L’ultimo piano della Villa venne rifatto più volte. All’abbellimento interno ed alla costruzione del terzo piano lavorarono gli architetti Pietro Bottini ed A. Guidini. Sia l’interno che l’esterno della Villa nel 1990 sono stati completamente ristrutturati e tinteggiati, con il beneplacito della Regione Piemonte.
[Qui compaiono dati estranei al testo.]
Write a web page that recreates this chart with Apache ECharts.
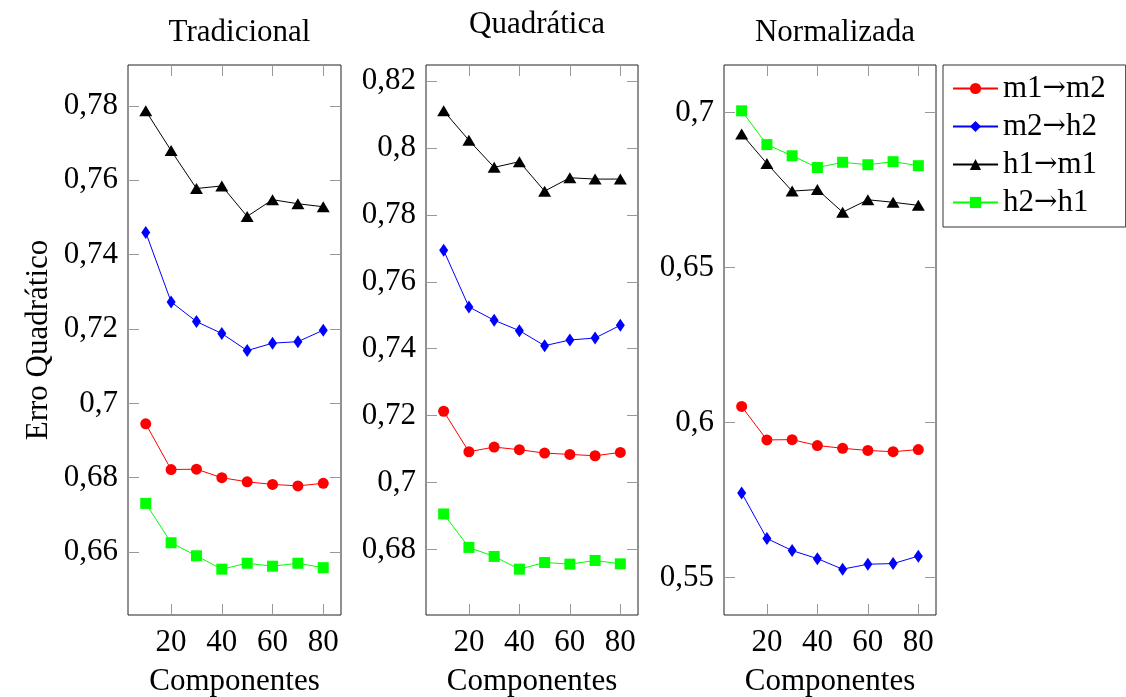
<!DOCTYPE html>
<html>
<head>
<meta charset="utf-8">
<script src="https://cdn.jsdelivr.net/npm/echarts@6/dist/echarts.min.js"></script>
<style>
html,body{margin:0;padding:0;background:#fff;}
#chart{width:1126px;height:697px;}
</style>
</head>
<body>
<div id="chart"></div>
<script>
// ---------- data ----------
const components = [10, 20, 30, 40, 50, 60, 70, 80];
const xTicks = [20, 40, 60, 80];
const seriesNames = ['m1→m2', 'm2→h2', 'h1→m1', 'h2→h1'];
const panelTitles = ['Tradicional', 'Quadrática', 'Normalizada'];
const xAxisTitle = 'Componentes';
const yAxisTitle = 'Erro Quadrático';

const tradicional_m1m2 = [0.6945, 0.6822, 0.6823, 0.6800, 0.6789, 0.6782, 0.6778, 0.6785];
const tradicional_m2h2 = [0.7460, 0.7273, 0.7220, 0.7188, 0.7142, 0.7162, 0.7166, 0.7197];
const tradicional_h1m1 = [0.7787, 0.7680, 0.7578, 0.7585, 0.7503, 0.7548, 0.7537, 0.7529];
const tradicional_h2h1 = [0.6731, 0.6625, 0.6590, 0.6554, 0.6570, 0.6562, 0.6570, 0.6558];
const tradicional_yTicks = [0.66, 0.68, 0.70, 0.72, 0.74, 0.76, 0.78];

const quadratica_m1m2 = [0.7213, 0.7092, 0.7106, 0.7098, 0.7088, 0.7084, 0.7080, 0.7090];
const quadratica_m2h2 = [0.7694, 0.7525, 0.7485, 0.7454, 0.7409, 0.7426, 0.7432, 0.7470];
const quadratica_h1m1 = [0.8111, 0.8023, 0.7942, 0.7959, 0.7871, 0.7911, 0.7907, 0.7907];
const quadratica_h2h1 = [0.6906, 0.6806, 0.6779, 0.6741, 0.6761, 0.6756, 0.6767, 0.6757];
const quadratica_yTicks = [0.68, 0.70, 0.72, 0.74, 0.76, 0.78, 0.80, 0.82];

const normalizada_m1m2 = [0.6052, 0.5944, 0.5945, 0.5926, 0.5917, 0.5910, 0.5906, 0.5913];
const normalizada_m2h2 = [0.5773, 0.5626, 0.5587, 0.5561, 0.5527, 0.5543, 0.5545, 0.5569];
const normalizada_h1m1 = [0.6931, 0.6836, 0.6747, 0.6752, 0.6679, 0.6719, 0.6711, 0.6701];
const normalizada_h2h1 = [0.7006, 0.6897, 0.6861, 0.6823, 0.6840, 0.6832, 0.6842, 0.6829];
const normalizada_yTicks = [0.55, 0.60, 0.65, 0.70];

// ---------- layout / style ----------
const FONT = '"Liberation Serif", "DejaVu Serif", serif';
const FS = 31;
const panels = [
  { title: panelTitles[0], data: [tradicional_m1m2, tradicional_m2h2, tradicional_h1m1, tradicional_h2h1], yTicks: tradicional_yTicks, left: 128, width: 213, titleTop: 12 },
  { title: panelTitles[1], data: [quadratica_m1m2, quadratica_m2h2, quadratica_h1m1, quadratica_h2h1], yTicks: quadratica_yTicks, left: 426, width: 212, titleTop: 4 },
  { title: panelTitles[2], data: [normalizada_m1m2, normalizada_m2h2, normalizada_h1m1, normalizada_h2h1], yTicks: normalizada_yTicks, left: 724, width: 212, titleTop: 12 }
];
const GRID_TOP = 65, GRID_H = 550;
const styles = [
  { color: '#ff0000', symbol: 'circle', size: 11 },
  { color: '#0000ff', symbol: 'diamond', size: [9, 13] },
  { color: '#000000', symbol: 'triangle', size: [13, 11] },
  { color: '#00ff00', symbol: 'rect', size: 11 }
];

function fmt(v) { return String(+v.toFixed(3)).replace('.', ','); }

const grids = [], xAxes = [], yAxes = [], series = [], titles = [];
const xSpan = components[components.length - 1] - components[0];
const xMin = components[0] - 0.1 * xSpan, xMax = components[components.length - 1] + 0.1 * xSpan;

panels.forEach((p, i) => {
  grids.push({ left: p.left, top: GRID_TOP, width: p.width, height: GRID_H, show: true,
    borderColor: '#222', borderWidth: 1, backgroundColor: 'transparent',
    containLabel: false, outerBoundsMode: 'none' });
  const all = [].concat(...p.data);
  const lo = Math.min(...all), hi = Math.max(...all), span = hi - lo;
  const yMin = lo - 0.1 * span, yMax = hi + 0.1 * span;
  const tickStyle = { show: true, inside: true, length: 11, lineStyle: { color: '#999', width: 1 } };
  xAxes.push({ type: 'value', gridIndex: i, position: 'bottom', min: xMin, max: xMax,
    axisLine: { show: false }, splitLine: { show: false },
    axisTick: Object.assign({ customValues: xTicks }, tickStyle),
    axisLabel: { customValues: xTicks, color: '#000', fontFamily: FONT, fontSize: FS, margin: 12, formatter: v => String(v) },
    name: xAxisTitle, nameLocation: 'middle', nameGap: 51, nameTextStyle: { color: '#000', fontFamily: FONT, fontSize: FS } });
  xAxes.push({ type: 'value', gridIndex: i, position: 'top', min: xMin, max: xMax,
    axisLine: { show: false }, splitLine: { show: false },
    axisTick: Object.assign({ customValues: xTicks }, tickStyle),
    axisLabel: { show: false } });
  const yAx = { type: 'value', gridIndex: i, position: 'left', min: yMin, max: yMax,
    axisLine: { show: false }, splitLine: { show: false },
    axisTick: Object.assign({ customValues: p.yTicks }, tickStyle),
    axisLabel: { customValues: p.yTicks, color: '#000', fontFamily: FONT, fontSize: FS, margin: 10, formatter: fmt } };
  if (i === 0) {
    yAx.name = yAxisTitle; yAx.nameLocation = 'middle'; yAx.nameGap = 74;
    yAx.nameTextStyle = { color: '#000', fontFamily: FONT, fontSize: FS };
  }
  yAxes.push(yAx);
  yAxes.push({ type: 'value', gridIndex: i, position: 'right', min: yMin, max: yMax,
    axisLine: { show: false }, splitLine: { show: false },
    axisTick: Object.assign({ customValues: p.yTicks }, tickStyle),
    axisLabel: { show: false } });

  titles.push({ text: p.title, left: p.left + p.width / 2, top: p.titleTop, textAlign: 'center',
    textStyle: { fontFamily: FONT, fontSize: FS, fontWeight: 'normal', color: '#000' } });

  p.data.forEach((vals, k) => {
    const s = styles[k];
    series.push({
      type: 'line', name: seriesNames[k], xAxisIndex: 2 * i, yAxisIndex: 2 * i,
      data: components.map((c, j) => [c, vals[j]]),
      symbol: s.symbol, symbolSize: s.size, showAllSymbol: true,
      itemStyle: { color: s.color }, lineStyle: { color: s.color, width: 1 },
      animation: false, silent: true, z: 2 + k
    });
  });
});

const chart = echarts.init(document.getElementById('chart'), null, { renderer: 'canvas' });
chart.setOption({
  backgroundColor: '#fff',
  animation: false,
  title: titles,
  grid: grids,
  xAxis: xAxes,
  yAxis: yAxes,
  legend: {
    data: seriesNames, orient: 'vertical', left: 943, top: 65,
    backgroundColor: '#fff', borderColor: '#333', borderWidth: 1,
    padding: [8, 20, 9, 9], itemGap: 7, itemWidth: 45, itemHeight: 14,
    formatter: name => name.replace('→', '{a|→}'),
    textStyle: { fontFamily: FONT, fontSize: FS, color: '#000', lineHeight: 30,
      rich: { a: { fontFamily: '"DejaVu Serif", serif', fontSize: 28, color: '#000', lineHeight: 30 } } },
    selectedMode: false
  },
  series: series
});
</script>
</body>
</html>
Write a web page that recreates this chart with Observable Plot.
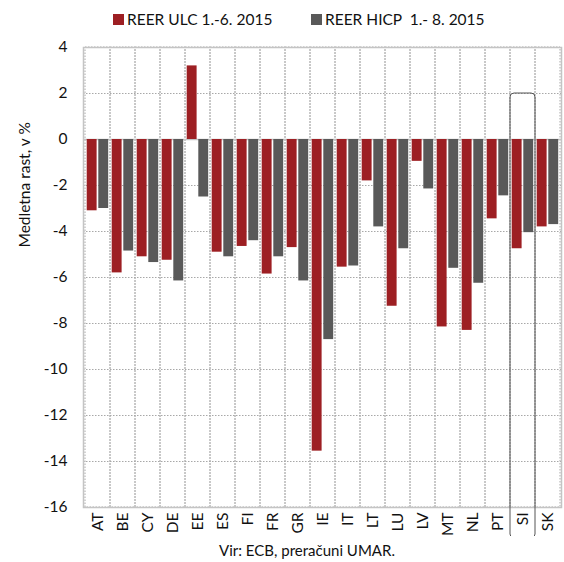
<!DOCTYPE html>
<html>
<head>
<meta charset="utf-8">
<script src="https://cdn.jsdelivr.net/npm/d3@7"></script>
<script src="https://cdn.jsdelivr.net/npm/@observablehq/plot@0.6"></script>
<style>
  html, body { margin: 0; padding: 0; background: #fff; }
  body { width: 564px; height: 562px; position: relative; font-family: Lato, "Open Sans", sans-serif; color: #111; }
  #legend { position: relative; height: 36px; font-size: 15.5px; }
  .li { position: absolute; top: 10px; display: flex; align-items: center; white-space: pre; }
  .sw { width: 11px; height: 11px; margin-right: 3px; }
  #caption { height: 26px; text-align: center; font-size: 15px; padding-left: 50px; line-height: 28px; }
</style>
</head>
<body>
<div id="legend"></div>
<div id="chart"></div>
<div id="caption"></div>
<script>
const countries = ["AT","BE","CY","DE","EE","ES","FI","FR","GR","IE","IT","LT","LU","LV","MT","NL","PT","SI","SK"];
const ulc  = [-3.1, -5.8, -5.1, -5.25, 3.2, -4.9, -4.65, -5.85, -4.7, -13.55, -5.55, -1.8, -7.25, -0.95, -8.15, -8.3, -3.45, -4.75, -3.8];
const hicp = [-3.0, -4.85, -5.35, -6.15, -2.5, -5.1, -4.4, -5.1, -6.15, -8.7, -5.5, -3.8, -4.75, -2.15, -5.6, -6.25, -2.45, -4.05, -3.7];
const seriesNames = ["REER ULC 1.-6. 2015", "REER HICP  1.- 8. 2015"];
const seriesColors = ["#9d1f23", "#595959"];
const yTicks = [4, 2, 0, -2, -4, -6, -8, -10, -12, -14, -16];
const yLabel = "Medletna rast, v %";
const captionText = "Vir: ECB, preračuni UMAR.";
const highlight = ["SI"];

// legend
const legend = document.getElementById("legend");
const legendLeft = [113, 311];
seriesNames.forEach((name, i) => {
  const item = document.createElement("div");
  item.className = "li";
  item.style.left = legendLeft[i] + "px";
  const sw = document.createElement("div");
  sw.className = "sw";
  sw.style.background = seriesColors[i];
  item.appendChild(sw);
  item.appendChild(document.createTextNode(name));
  legend.appendChild(item);
});
document.getElementById("caption").textContent = captionText;

const ulcData = countries.map((c, i) => ({country: c, value: ulc[i]}));
const hicpData = countries.map((c, i) => ({country: c, value: hicp[i]}));
const yMin = d3.min(yTicks), yMax = d3.max(yTicks);

const chart = Plot.plot({
  width: 564,
  height: 500,
  marginTop: 11,
  marginBottom: 29,
  marginLeft: 83,
  marginRight: 3,
  style: {fontFamily: "Lato, 'Open Sans', sans-serif", fontSize: "15px", color: "#111", background: "#fff"},
  x: {domain: countries, padding: 0},
  y: {domain: [yMin, yMax]},
  marks: [
    Plot.gridY(yTicks, {stroke: "#a8a8a8", strokeOpacity: 1, strokeDasharray: "1.5,1.5"}),
    Plot.barY(countries, {x: d => d, y1: yMin, y2: yMax, fill: "none", stroke: "#a8a8a8", strokeDasharray: "1.5,1.5"}),
    Plot.ruleY([0], {stroke: "#c4c4c4", strokeWidth: 1.5}),
    Plot.barY(ulcData, {x: "country", y: "value", fill: seriesColors[0], insetLeft: 1.7, insetRight: 13.4}),
    Plot.barY(hicpData, {x: "country", y: "value", fill: seriesColors[1], insetLeft: 13.3, insetRight: 1.8}),
    Plot.frame({stroke: "#c4c4c4", strokeWidth: 1.5}),
    Plot.rect(highlight, {x: d => d, y1: 2, y2: yMin, insetBottom: -31, rx: 4, fill: "none", stroke: "#555", strokeWidth: 1}),
    Plot.axisY({ticks: yTicks, tickSize: 0, tickPadding: 16, label: null, tickFormat: d => String(d), fontSize: 15.5}),
    Plot.axisX({tickRotate: -90, tickSize: 0, tickPadding: 5, label: null, fontSize: 15.5}),
    Plot.text([yLabel], {frameAnchor: "left", rotate: -90, dx: -58, dy: -30, fontSize: 15.5})
  ]
});
document.getElementById("chart").appendChild(chart);
</script>
</body>
</html>
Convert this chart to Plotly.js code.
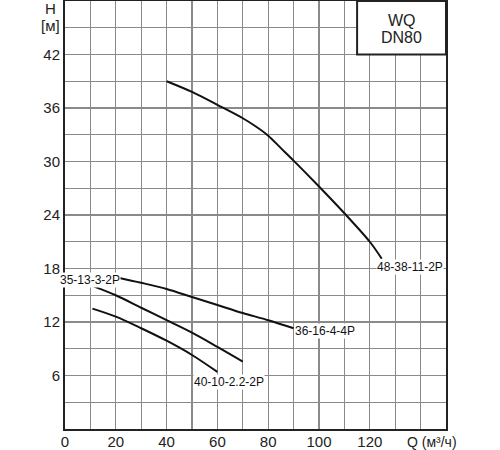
<!DOCTYPE html>
<html>
<head>
<meta charset="utf-8">
<script src="https://cdn.plot.ly/plotly-3.0.1.min.js"></script>
<style>html,body{margin:0;padding:0;background:#fff;}#chart{width:500px;height:450px;}</style>
</head>
<body>
<div id="chart"></div>
<script>
// Curve 48-38-11-2P
const q48 = [40, 50, 60, 70, 75, 80, 85, 90, 100, 110, 120, 124.7];
const h48 = [39.0, 37.8, 36.35, 34.85, 33.95, 32.9, 31.5, 30.1, 27.2, 24.2, 21.0, 19.1];
// Curve 36-16-4-4P
const q36 = [20.5, 30, 40, 50, 60, 70, 80, 90];
const h36 = [17.0, 16.4, 15.7, 14.8, 13.9, 13.0, 12.2, 11.3];
// Curve 35-13-3-2P
const q35 = [11.3, 20, 30, 40, 50, 60, 70];
const h35 = [16.0, 15.0, 13.6, 12.2, 10.8, 9.2, 7.55];
// Curve 40-10-2.2-2P
const q40 = [10.8, 20, 30, 40, 50, 60];
const h40 = [13.5, 12.6, 11.3, 9.9, 8.3, 6.4];

const curveNames = ['48-38-11-2P', '36-16-4-4P', '35-13-3-2P', '40-10-2.2-2P'];

const xTickVals = [0, 10, 20, 30, 40, 50, 60, 70, 80, 90, 100, 110, 120, 130, 140, 150];
const xTickText = ['0', '', '20', '', '40', '', '60', '', '80', '', '100', '', '120', '', '', ''];
const yTickVals = [0, 3, 6, 9, 12, 15, 18, 21, 24, 27, 30, 33, 36, 39, 42, 45, 48];
const yTickText = ['', '', '6', '', '12', '', '18', '', '24', '', '30', '', '36', '', '42', '', ''];

const lineStyle = {color: '#111', width: 2, shape: 'spline', smoothing: 0.9};
const traces = [
  {x: q48, y: h48, name: curveNames[0]},
  {x: q36, y: h36, name: curveNames[1]},
  {x: q35, y: h35, name: curveNames[2]},
  {x: q40, y: h40, name: curveNames[3]}
].map(t => Object.assign(t, {type: 'scatter', mode: 'lines', line: lineStyle, hoverinfo: 'skip'}));

const labelFont = {family: 'Liberation Sans, Arial, sans-serif', size: 12, color: '#111'};
function lab(text, x, y) {
  return {text: text, x: x, y: y, xref: 'x', yref: 'y', showarrow: false,
          font: labelFont, bgcolor: '#fff', borderpad: 0, xanchor: 'center', yanchor: 'middle'};
}
const axisFont = {family: 'Liberation Sans, Arial, sans-serif', size: 15, color: '#222'};
function paperLab(text, x, y, size) {
  return {text: text, x: x, y: y, xref: 'paper', yref: 'paper', showarrow: false,
          font: Object.assign({}, axisFont, {size: size}), xanchor: 'center', yanchor: 'middle'};
}

const layout = {
  width: 500, height: 450,
  margin: {l: 65, r: 54, t: 1, b: 21},
  paper_bgcolor: '#fff', plot_bgcolor: '#fff',
  showlegend: false,
  xaxis: {
    range: [0, 150], tickvals: xTickVals, ticktext: xTickText,
    showgrid: true, gridcolor: '#8a8a8a', gridwidth: 1.3,
    showline: true, linecolor: '#222', linewidth: 2, mirror: true,
    ticks: '', zeroline: false, tickfont: axisFont, fixedrange: true,
    ticklabelstandoff: -2
  },
  yaxis: {
    range: [0, 48], tickvals: yTickVals, ticktext: yTickText,
    showgrid: true, gridcolor: '#8a8a8a', gridwidth: 1.3,
    showline: true, linecolor: '#222', linewidth: 2, mirror: true,
    ticks: '', zeroline: false, tickfont: axisFont, fixedrange: true
  },
  shapes: [
    {type: 'rect', xref: 'x', yref: 'y', x0: 115, x1: 150, y0: 42, y1: 48,
     fillcolor: '#fff', line: {color: '#222', width: 2}, layer: 'above'}
  ],
  annotations: [
    lab(curveNames[0], 135.8, 18.2),
    lab(curveNames[1], 102.4, 11.0),
    lab(curveNames[2], 9.8, 16.7),
    lab(curveNames[3], 64.6, 5.3),
    {text: 'WQ', x: 132.5, y: 45.8, xref: 'x', yref: 'y', showarrow: false,
     font: {family: 'Liberation Sans, Arial, sans-serif', size: 16, color: '#222'}},
    {text: 'DN80', x: 132.5, y: 43.9, xref: 'x', yref: 'y', showarrow: false,
     font: {family: 'Liberation Sans, Arial, sans-serif', size: 16, color: '#222'}},
    paperLab('H', -0.039, 0.983, 15),
    paperLab('[м]', -0.039, 0.9416, 15),
    paperLab('Q (м³/ч)', 0.963, -0.0297, 14)
  ]
};

Plotly.newPlot('chart', traces, layout, {displayModeBar: false, staticPlot: true});
</script>
</body>
</html>
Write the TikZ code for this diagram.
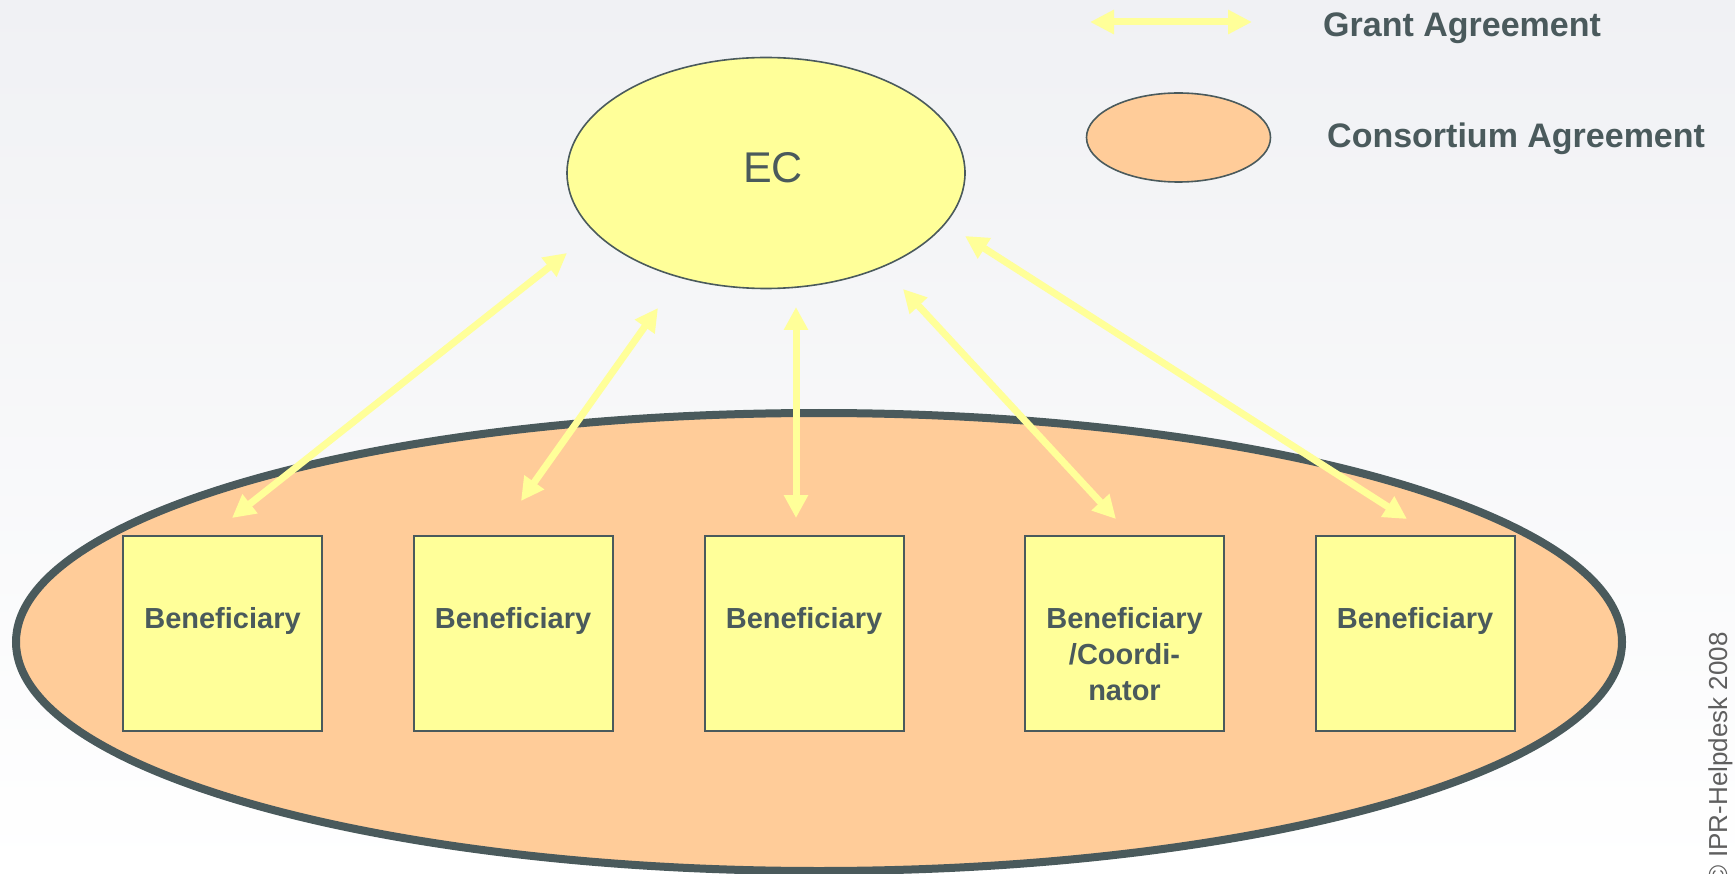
\documentclass[tikz,border=0pt]{standalone}
\usepackage{fontspec}
\setmainfont{Liberation Sans}
\usetikzlibrary{shapes.geometric,arrows.meta}

\definecolor{ink}{RGB}{74,90,92}
\definecolor{paleyellow}{RGB}{255,255,153}
\definecolor{peach}{RGB}{255,204,153}
\definecolor{bgtop}{RGB}{240,241,244}
\definecolor{bgmid}{RGB}{247,248,249}
\definecolor{notegray}{RGB}{95,95,95}

\begin{document}
\begin{tikzpicture}[x=1pt,y=-1pt,
  consortium/.style={ellipse, draw=ink, line width=8pt, fill=peach, inner sep=0pt,
    minimum width=1606pt, minimum height=458pt},
  ecnode/.style={ellipse, draw=ink, line width=1.6pt, fill=paleyellow, inner sep=0pt,
    minimum width=398pt, minimum height=231pt},
  legendoval/.style={ellipse, draw=ink, line width=1.6pt, fill=peach, inner sep=0pt,
    minimum width=184pt, minimum height=89pt},
  benefbox/.style={rectangle, draw=ink, line width=2pt, fill=paleyellow, inner sep=0pt,
    minimum width=199pt, minimum height=195pt},
  benefname/.style={anchor=north, align=center, inner sep=0pt, text=ink,
    font=\bfseries\fontsize{29}{36}\selectfont},
  legendtext/.style={anchor=base west, inner sep=0pt, text=ink,
    font=\bfseries\fontsize{34}{40}\selectfont},
  grant/.style={draw=paleyellow, line width=7pt,
    {Triangle[width=23pt,length=23pt]}-{Triangle[width=23pt,length=23pt]}}
]
\useasboundingbox (0,0) rectangle (1735,874);

% backdrop
\shade[top color=bgtop, middle color=bgmid, bottom color=white] (0,0) rectangle (1735,874);

% consortium oval with the beneficiaries
\node[consortium] (cons) at (819,642) {};

\node[benefbox] (b1) at (222.5,633.5) {};
\node[benefbox] (b2) at (513,633.5) {};
\node[benefbox] (b3) at (804,633.5) {};
\node[benefbox] (b4) at (1124.5,633.5) {};
\node[benefbox] (b5) at (1415,633.5) {};

\node[benefname] (t1) at (222.5,607) {Beneficiary};
\node[benefname] (t2) at (513,607) {Beneficiary};
\node[benefname] (t3) at (804,607) {Beneficiary};
\node[benefname] (t4) at (1124.5,607) {Beneficiary\\/Coordi-\\nator};
\node[benefname] (t5) at (1415,607) {Beneficiary};

% European Commission
\node[ecnode] (ec) at (766,173) {};
\node[anchor=base, inner sep=0pt, text=ink, font=\fontsize{43}{50}\selectfont] (ectext) at (773,182.5) {EC};

% grant agreements between EC and each beneficiary
\coordinate (g1b) at (232,518);  \coordinate (g1t) at (567,253);
\coordinate (g2b) at (521,501);  \coordinate (g2t) at (658,308);
\coordinate (g3b) at (796,518);  \coordinate (g3t) at (796,307);
\coordinate (g4b) at (1116,519); \coordinate (g4t) at (903,289);
\coordinate (g5b) at (1407,519); \coordinate (g5t) at (965,236);

\draw[grant] (g1b) -- (g1t);
\draw[grant] (g2b) -- (g2t);
\draw[grant] (g3b) -- (g3t);
\draw[grant] (g4b) -- (g4t);
\draw[grant] (g5b) -- (g5t);

% legend
\coordinate (lgl) at (1090,22);
\coordinate (lgr) at (1252,22);
\draw[grant, {Triangle[width=23pt,length=24pt]}-{Triangle[width=23pt,length=24pt]}] (lgl) -- (lgr);
\node[legendtext] (lgtext) at (1323,36.5) {Grant Agreement};

\node[legendoval] (lgoval) at (1178.5,137.5) {};
\node[legendtext] (lctext) at (1327,148) {Consortium Agreement};

% copyright note along the right edge
\node[rotate=90, anchor=base east, inner sep=0pt, text=notegray,
  font=\fontsize{26}{30}\selectfont] (copy) at (1727,632) {© IPR-Helpdesk 2008};
\end{tikzpicture}
\end{document}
Il visitatore può ancora ammirare alcune tracce del fasto di un tempo: affreschi a soggetto mitologico, ampia scala a due rampe con gradini di granito rosa e ringhiere a ferro battuto, lunette, pitture neoclassiche, affreschi, ornamentazioni a fiori dipinti, pavimenti ad intarsio alternati con altri a mosaico.
Nei circa tredicimila metri quadri di giardino che circonda il Palazzo, prosperano varie specie di piante familiari ed esotiche: palme, olea fragrans, magnolia grandiflora, camelie antichissime, azalee, rododendri. Imponente e suggestivo il cedro deodara (o devadara, l’albero degli dei), che nasconde il palazzo dalla strada sul lungolago: è stato trapiantato già grandicello dal castello di Aglié nel 1860; il suo tronco, alla base, nel 2005 misurava la bellezza di sette metri e trenta centimetri di circonferenza!